In 2014, when John Kerry told the Trilateral Commission that without a “two state solution,” Israel could become “an apartheid state,” the ADL called his comments “offensive” Yet over the last decade or so, former Israeli prime minister Ehud Barak , the Jewish journalist Jeffrey Goldberg and the late Canadian Jewish philanthropist Edgar Bronfman Sr. have made the exact same point. , all without criticism from the ADL.

When I mentioned this discrepancy to Wolpe—who, to his credit, responded graciously and thoughtfully to my inquiries—he responded that, “In-group and out-group standards inevitably differ.”

Perhaps, but American Jews should struggle against that double standard, not perpetuate it. As Maimonides famously wrote, in explaining why he was citing non-Jewish philosophers in his commentary on Pirkei Avot, Jews should “accept the truth no matter what its source.”

Johnson’s core contention--that it’s hard to create a viable Palestinian state of the kind articulated in the Clinton parameters if settlements and the infrastructure that undergirds them eat away at more and more of the West Bank’s land (and water)—is true.

And Johnson knows it’s true because he’s seen it for himself.
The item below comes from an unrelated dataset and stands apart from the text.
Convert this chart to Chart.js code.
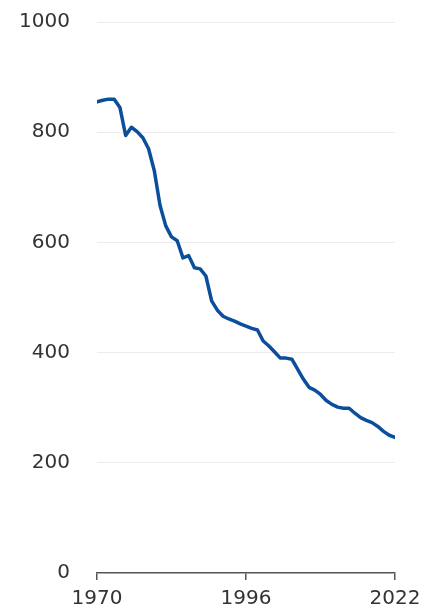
<!DOCTYPE html>
<html>
<head>
<meta charset="utf-8">
<script src="https://cdn.jsdelivr.net/npm/chart.js@4"></script>
<style>
    html, body { margin: 0; padding: 0; background: #fff; }
    #wrap { width: 423px; height: 611px; }
</style>
</head>
<body>
<div id="wrap"><canvas id="ChartLine"></canvas></div>
<script>
// Data
const years = [];
for (let y = 1970; y <= 2022; y++) years.push(y);

const values = [
    855, 858, 860, 860, 845, 794, 809, 801, 790, 770,
    730, 667, 630, 610, 603, 572, 576, 554, 552, 539,
    494, 477, 466, 461, 457, 452, 448, 444, 441, 421,
    412, 401, 390, 390, 388, 370, 352, 337, 332, 324,
    313, 306, 301, 299, 299, 290, 282, 277, 273, 266,
    257, 250, 246
];

const xTicks = [1970, 1996, 2022];
const yTicks = [0, 200, 400, 600, 800, 1000];

// Colors
const line_blue = '#0b4f9c';
const text_gray = '#333333';
const grid_gray = '#ececec';
const axis_gray = '#555555';

const ctx = document.getElementById('ChartLine').getContext('2d');
new Chart(ctx, {
    type: 'line',
    data: {
        datasets: [{
            data: years.map((y, i) => ({ x: y, y: values[i] })),
            borderColor: line_blue,
            borderWidth: 3.5,
            pointRadius: 0,
            tension: 0,
            borderJoinStyle: 'round',
            borderCapStyle: 'round'
        }]
    },
    options: {
        responsive: true,
        maintainAspectRatio: false,
        animation: false,
        layout: {
            padding: { top: 22, right: 28, left: 0, bottom: 0 }
        },
        scales: {
            x: {
                type: 'linear',
                min: 1970,
                max: 2022,
                afterBuildTicks: (axis) => { axis.ticks = xTicks.map(v => ({ value: v })); },
                afterFit: (axis) => {
                    axis.height = 38;
                    axis.paddingLeft = 0;
                    axis.paddingRight = 0;
                },
                border: { display: true, color: axis_gray, width: 1.5 },
                grid: {
                    display: true,
                    drawOnChartArea: false,
                    drawTicks: true,
                    tickLength: 7,
                    color: axis_gray,
                    lineWidth: 1.5
                },
                ticks: {
                    color: text_gray,
                    font: { family: 'DejaVu Sans', size: 20 },
                    padding: 7,
                    maxRotation: 0,
                    autoSkip: false,
                    callback: (v) => String(v)
                }
            },
            y: {
                min: 0,
                max: 1000,
                afterBuildTicks: (axis) => { axis.ticks = yTicks.map(v => ({ value: v })); },
                afterFit: (axis) => {
                    axis.width = 97;
                    axis.paddingTop = 0;
                    axis.paddingBottom = 0;
                },
                border: { display: false },
                grid: {
                    drawTicks: false,
                    color: (c) => c.tick && c.tick.value === 0 ? 'rgba(0,0,0,0)' : grid_gray,
                    lineWidth: 1
                },
                ticks: {
                    color: text_gray,
                    font: { family: 'DejaVu Sans', size: 20 },
                    padding: 27,
                    callback: (v) => String(v)
                }
            }
        },
        plugins: {
            legend: { display: false },
            tooltip: { enabled: false }
        }
    }
});
</script>
</body>
</html>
In late May, he and four other members of congress spent close to a week in East Jerusalem and the West Bank on the first congressional trip ever organized by a local Palestinian NGO.

Someone on the trip told me that the members were shocked and deeply moved by what they saw. Upon listening to Palestinians describe life under Israeli military rule, several broke into tears.

It’s that experience that led Johnson to speak the way he did in Philadelphia last week. But it’s an experience that Rabbi Wolpe, like most American Jewish leaders, doesn’t really understand he’s never spent any significant time witnessing Palestinian life in the West Bank. (Jonathan Greenblatt told me he has spent time with West Bank Palestinians but didn’t respond when I asked him to elaborate).

What’s more, by flogging Johnson for his comments, Wolpe and Greenblatt are inhibiting other American politicians from seeing what Johnson saw.

If politicians fear that going to the West Bank, and expressing moral outrage on their return, will imperil their careers, most simply won’t go. It’s easier not to know.

What’s at stake in the Johnson controversy is the moral cocoon that American Jews have built for ourselves. It is a cocoon that enables American Jewish leaders to be more outraged by a politician who compares settlements to “termites” than by Israel’s denial of basic human rights to millions of people for 49 years.

It is a cocoon that American Jewish leaders work hard to build around members of congress. And it is a cocoon that Johnson broke out of, at his peril.

Wait a second, did I just analogize American Jewish organizational life to a cocoon, a silk casing spun by caterpillars, which are, after all, insects? No wonder I’m defending Congressman Johnson. I’m an anti-Semite too.